GreenPlum DBA | Facts About Greenplum DBA
Last updated on Wed 18 Mar 2020
Greenplum DBA builds on foundations of open source DB postgreSQL. It is partitioned across multiple segment servers and each segment owns and manages distinct portion of overall data.
Greenplum DBA builds on the foundations of open source database postgreSQL. It primarily functions as a dataware house and makes use of a massively parallel architecture. Greenplum DB is partitioned across multiple segment servers and each segment owns and manages a distinct portion of the overall data.
Some Of The Interesting Facts About Green Plum DBA:
- Greenplum DB is an array of individual databases based upon PostgreSQL 8.2 working together to present a single database image.
- Greenplum DB stores and processes a large amount of data by distributing the data and processing workload across several servers.

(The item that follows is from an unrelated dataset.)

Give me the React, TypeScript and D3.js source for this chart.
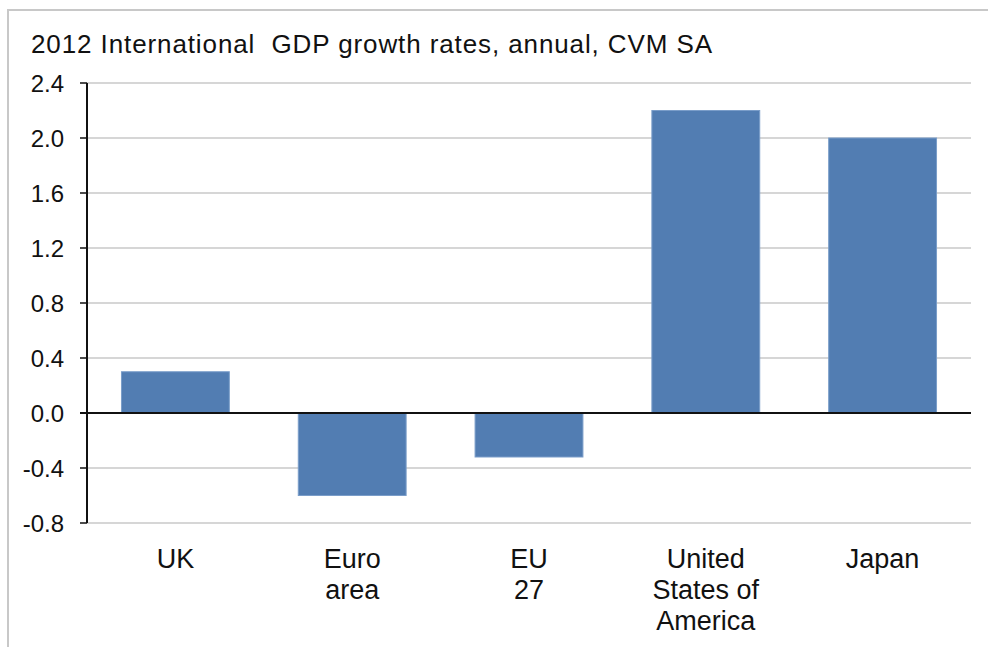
import React from "react";
import * as d3 from "d3";

const title = "2012 International  GDP growth rates, annual, CVM SA";
const categories = ["UK", "Euro area", "EU 27", "United States of America", "Japan"];
const categoryLines = [["UK"], ["Euro", "area"], ["EU", "27"], ["United", "States of", "America"], ["Japan"]];
const values = [0.3, -0.6, -0.32, 2.2, 2.0];
const yTicks = [-0.8, -0.4, 0.0, 0.4, 0.8, 1.2, 1.6, 2.0, 2.4];

export default function App() {
  const W = 988, H = 647;
  const left = 87, right = 971, top = 83, bottom = 523;
  const x = d3.scaleBand<string>().domain(categories).range([left, right]).paddingInner(0.39).paddingOuter(0.195);
  const y = d3.scaleLinear().domain([-0.8, 2.4]).range([bottom, top]);
  const font = "'Liberation Sans', Arial, sans-serif";
  return (
    <svg width={W} height={H} style={{ position: "fixed", left: 0, top: 0, display: "block", background: "#fff" }}>
      <rect x={8} y={10} width={W + 20} height={H + 20} fill="#fff" stroke="#c8c8c8" strokeWidth={2} />
      <text x={31} y={53} fontFamily={font} fontSize={26} fill="#111" textLength={681} lengthAdjust="spacing" style={{ whiteSpace: "pre" }}>{title}</text>
      {yTicks.map((t) => (
        <g key={t}>
          {t !== 0 && <line x1={left} x2={right} y1={y(t)} y2={y(t)} stroke="#c8c8c8" strokeWidth={1.5} />}
          <line x1={left - 7} x2={left} y1={y(t)} y2={y(t)} stroke="#111" strokeWidth={1.5} />
          <text x={64} y={y(t)} dy="0.36em" textAnchor="end" fontFamily={font} fontSize={24} fill="#111">{t.toFixed(1)}</text>
        </g>
      ))}
      {categories.map((c, i) => {
        const v = values[i];
        const y0 = y(Math.max(0, v));
        const h = Math.abs(y(v) - y(0));
        return <rect key={c} x={x(c)} y={y0} width={x.bandwidth()} height={h} fill="#527db2" stroke="#7a9dc9" strokeWidth={1} />;
      })}
      <line x1={left - 7} x2={right} y1={y(0)} y2={y(0)} stroke="#111" strokeWidth={2} />
      <line x1={left} x2={left} y1={top} y2={bottom} stroke="#111" strokeWidth={2} />
      {categories.map((c, i) => (
        <text key={c} textAnchor="middle" fontFamily={font} fontSize={27} fill="#111">
          {categoryLines[i].map((ln, j) => (
            <tspan key={j} x={(x(c) as number) + x.bandwidth() / 2} y={568 + j * 31}>{ln}</tspan>
          ))}
        </text>
      ))}
    </svg>
  );
}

- Greenplum DBA is the database to which clients can connect and submit the SQL statements.
- User-defined tables and their indexes are distributed across the available segments in the Greenplum Database system.
The Greenplum DBA master is the entry step to the Greenplum Database system. It accepts client connections and SQL queries and distributes the work to the segment instances.
Greenplum Database end-users interact with Greenplum DB (through the master) as they would with a typical PostgreSQL database. They connect to the database using client programs such as psql or APIs (JDBC or ODBC). The Greenplum DBA master is where the global system catalog resides. The global system catalog is the set of system tables that contain metadata about the Greenplum DB system itself. The master does not contain any user data; data resides only on the segments.
The Master Authenticates the
- client connections
- processes incoming SQL commands
- distributes workloads among segments
- coordinates the results returned by each segment and
- presents the final results to the client program
Greenplum DBA segments are independent PostgreSQL databases that each store a portion of the data and perform the Query Processing.
When a user connects to the database via the Greenplum master and serves a query, processes are created in each segment database for handling the work of that Query.
Segments that runs on servers are called segment hosts. A segment host executes from two - eight Greenplum segments, depending upon the CPU cores, RAM, storage, network interfaces, and workloads. The key point for obtaining the best performance from Greenplum DB is to distribute data and workloads evenly across a large number of capable segments. So that all segments can begin to work on a task simultaneously and complete their work at the same time.
The interconnect is the networking layer of the Greenplum DBA. It refers to the inter-process communication between the segments and the network infrastructure on which this communication relies. The Greenplum interconnect uses a standard 10-Gigabit Ethernet switching fabric. The interconnect uses User Datagram Protocol to send messages over the network.
Pivotal Query Optimizer:
The Pivotal Query Optimizer extends the planning and optimization capabilities of the Greenplum DB legacy optimizer. The PQO is extensible and achieves better optimization in multi-core architecture environments. When it is enabled, Greenplum DB uses the PQO to generate an execution plan for a query when possible. It also enhances Greenplum Database query performance tuning in the following areas:
- Queries against partitioned tables
- Queries that contain a common table expression (CTE)
- Queries that contain subqueries
Greenplum DBA Tools:
Aqua Data Studio is one of the tools that offers a suite of Greenplum DBA for the monitoring, maintaining and tuning the Greenplum server. It mainly includes the
- Instance Manager
- Storage Manager
- Security Manager and
- Session Manager
These managers allow the monitoring and maintenance of the Tablespaces, DB Objects, Sessions, Users, and Permissions via GUI.